Medea's godlike portrayal lies in the end of the play where she is above the roof, a place normally reserved for the Gods. She also uses commanding vocabulary in her final encounter with Jason. Perhaps this godlike portrayal means that Medea is not to be despised, despite all that she has done. It doesn't matter what you think of her, you cannot discount her.
Jason- He doesn't appreciate what Medea has done for him; the Nurse tells us that she made Pelias' daughters kill their father for Jason. She was the reason Jason achieved the golden fleece, she also killed her brother on their getaway. Jason says it was Aphrodite (who helped him get the golden fleece), he doesn't value Medea even though she left her homeland and family for him. Jason is not understanding of the plight of Women- he maintains even at the end that Medea did everything out of sexual jealousy. Jason says to Medea that all women are the same and without women there would be no troubles- he is being portrayed as a misogynist and he is symbolic of Greek society. We do see a better side of Jason when he offers to give Medea and his children anything they need and when he attempts to convince Glauce to allow the children stay in Corinth.
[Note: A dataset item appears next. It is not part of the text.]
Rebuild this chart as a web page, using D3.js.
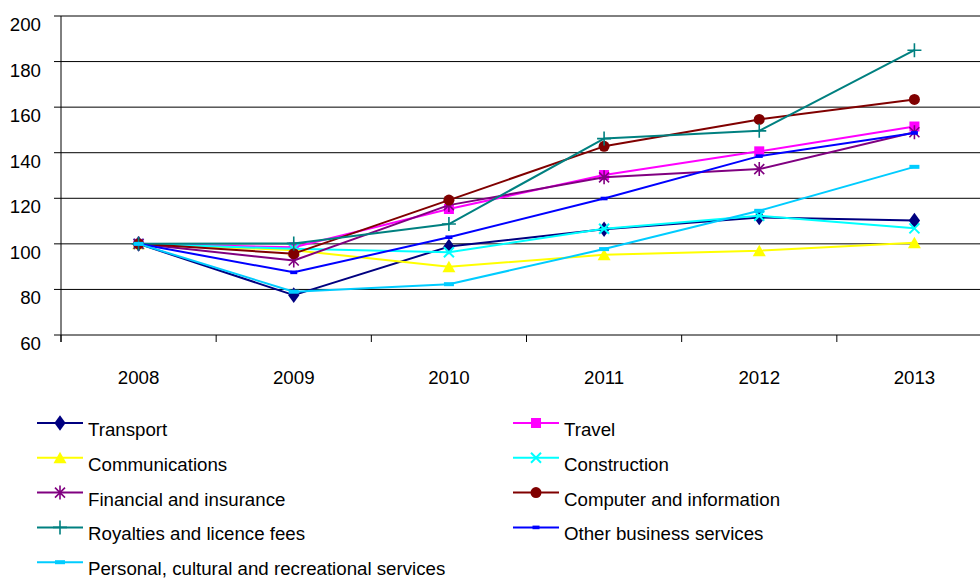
<!DOCTYPE html>
<html>
<head>
<meta charset="utf-8">
<script src="https://cdn.jsdelivr.net/npm/d3@7"></script>
<style>
  html, body { margin: 0; padding: 0; background: #fff; }
  svg { display: block; font-family: "Liberation Sans", Arial, sans-serif; }
</style>
</head>
<body>
<svg id="chart" width="980" height="580"></svg>
<script>
// Services trade indices, 2008 = 100
const years = ["2008", "2009", "2010", "2011", "2012", "2013"];
const yTicks = [60, 80, 100, 120, 140, 160, 180, 200];

const seriesNames = [
  "Transport", "Travel", "Communications", "Construction",
  "Financial and insurance", "Computer and information",
  "Royalties and licence fees", "Other business services",
  "Personal, cultural and recreational services"
];

const transport      = [100, 77.5, 98.8, 106.4, 111.6, 110.2];
const travel         = [100, 98.5, 115.3, 130.2, 140.6, 151.5];
const communications = [100, 97.2, 90.0, 95.2, 97.0, 100.5];
const construction   = [100, 97.8, 96.3, 106.6, 112.3, 106.8];
const financial      = [100, 92.7, 117.0, 129.2, 132.8, 149.0];
const computer       = [100, 95.7, 119.2, 142.8, 154.6, 163.4];
const royalties      = [100, 100.2, 108.7, 146.2, 149.6, 185.0];
const otherBusiness  = [100, 87.5, 102.9, 119.9, 138.5, 148.7];
const personal       = [100, 79.0, 82.3, 97.7, 114.5, 133.8];

const seriesValues = [transport, travel, communications, construction,
  financial, computer, royalties, otherBusiness, personal];

const colors = ["#000080", "#ff00ff", "#ffff00", "#00ffff",
  "#800080", "#800000", "#008080", "#0000ff", "#00ccff"];
const markers = ["diamond", "square", "triangle", "x",
  "star", "circle", "plus", "dashSmall", "dash"];

const FONT = 18.7;
const svg = d3.select("#chart");

const x = d3.scalePoint().domain(years).range([61, 992]).padding(0.5);
const y = d3.scaleLinear().domain([60, 200]).range([335, 16]);

// horizontal gridlines with short outer ticks
const grid = svg.append("g");
grid.selectAll("line").data(yTicks).join("line")
  .attr("x1", 54).attr("x2", 980)
  .attr("y1", d => y(d)).attr("y2", d => y(d))
  .attr("stroke", "#000").attr("stroke-width", 1);

// value axis labels
svg.append("g").selectAll("text").data(yTicks).join("text")
  .attr("x", 41).attr("y", d => y(d) + 15)
  .attr("text-anchor", "end")
  .attr("font-size", FONT).attr("fill", "#000")
  .text(d => d);

// vertical axis line
svg.append("line")
  .attr("x1", 61).attr("x2", 61)
  .attr("y1", y(200)).attr("y2", y(60) + 7)
  .attr("stroke", "#000").attr("stroke-width", 1);

// category axis ticks at band boundaries
const step = x.step();
const bounds = d3.range(years.length).map(i => x(years[i]) - step / 2);
svg.append("g").selectAll("line").data(bounds).join("line")
  .attr("x1", d => d).attr("x2", d => d)
  .attr("y1", y(60)).attr("y2", y(60) + 7)
  .attr("stroke", "#000").attr("stroke-width", 1);

svg.append("g").selectAll("text").data(years).join("text")
  .attr("x", d => x(d)).attr("y", 384)
  .attr("text-anchor", "middle")
  .attr("font-size", FONT).attr("fill", "#000")
  .text(d => d);

// marker drawing
function drawMarker(g, type, color) {
  switch (type) {
    case "diamond":
      g.append("path").attr("d", d3.symbol(d3.symbolDiamond, 70)())
        .attr("transform", "scale(1.25,1)").attr("fill", color);
      break;
    case "square":
      g.append("rect").attr("x", -5).attr("y", -5).attr("width", 10).attr("height", 10)
        .attr("fill", color);
      break;
    case "triangle":
      g.append("path").attr("d", "M0,-6L6.5,5.5L-6.5,5.5Z").attr("fill", color);
      break;
    case "circle":
      g.append("circle").attr("r", 5.5).attr("fill", color);
      break;
    case "x":
      g.append("path").attr("d", "M-5,-5L5,5M-5,5L5,-5")
        .attr("stroke", color).attr("stroke-width", 2).attr("fill", "none");
      break;
    case "star":
      g.append("path").attr("d", "M-5,-5L5,5M-5,5L5,-5M0,-7L0,7")
        .attr("stroke", color).attr("stroke-width", 1.6).attr("fill", "none");
      break;
    case "plus":
      g.append("path").attr("d", "M-7,0L7,0M0,-7L0,7")
        .attr("stroke", color).attr("stroke-width", 1.6).attr("fill", "none");
      break;
    case "dash":
      g.append("rect").attr("x", -5).attr("y", -2).attr("width", 10).attr("height", 4)
        .attr("fill", color);
      break;
    case "dashSmall":
      g.append("rect").attr("x", -3.5).attr("y", -1.8).attr("width", 7).attr("height", 3.6)
        .attr("fill", color);
      break;
  }
}

const line = d3.line().x((d, i) => x(years[i])).y(d => y(d));

seriesValues.forEach((vals, s) => {
  const g = svg.append("g");
  g.append("path").datum(vals)
    .attr("d", line)
    .attr("fill", "none")
    .attr("stroke", colors[s])
    .attr("stroke-width", 2)
    .attr("stroke-linejoin", "round");
  vals.forEach((v, i) => {
    const m = g.append("g").attr("transform", `translate(${x(years[i])},${y(v)})`);
    drawMarker(m, markers[s], colors[s]);
  });
});

// legend, two columns filled row by row
const legend = svg.append("g");
seriesNames.forEach((name, s) => {
  const col = s % 2, row = Math.floor(s / 2);
  const lx = col === 0 ? 37 : 513;
  const ly = 423 + row * 34.8;
  const g = legend.append("g");
  g.append("line").attr("x1", lx).attr("x2", lx + 46)
    .attr("y1", ly).attr("y2", ly)
    .attr("stroke", colors[s]).attr("stroke-width", 2);
  const m = g.append("g").attr("transform", `translate(${lx + 23},${ly})`);
  drawMarker(m, markers[s], colors[s]);
  g.append("text").attr("x", lx + 51).attr("y", ly + 13)
    .attr("font-size", FONT).attr("fill", "#000")
    .text(name);
});
</script>
</body>
</html>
However, Jason says he married for the good of her and his sons (not because of faults with Medea). He also says she should be grateful for arriving in Greece. In Greek society, marriage wasn't about love, it was a relationship for the betterment of two families. A 5th century Athenian audience would not consider a marriage to a foreigner (Medea- Greeks were xenophobic) as legitimate and would think that Jason is well within his rights to marry Glauce as she will give him high status, wealth, (these are important for Greeks) as well as legitimate children. We could despise Jason for leaving Glauce but we could say that he is doing what was considered the norm- not anything atrocious.
We do sympathise with Jason, he doesn't get to bury his sons, his bride is dead and the possibility of future children is over. Medea has Athens to escape to, Jason is lost, his life may well be at risk at Corinth. Medea has won, she is above Jason in her chariot with no way of him reaching her. He has no way of avenging the deaths of Glauce and his children.
Chorus does not do anything to affect the action of the play. They are a group of Corinthian women, surely they would attempt to stop the murder of the royal family when Medea tells them what she is planning? No. They don't. Perhaps their inactivity can be explained by the dissatisfaction of the treatment of women in their society. Maybe Medea is an outlet for their rage. Euripides use of the chorus is another example of him going against the status quo of his day; they sing of the destructive nature of love, the pain of exile and the horror of Medea's actions- it is a way for him to explore key themes.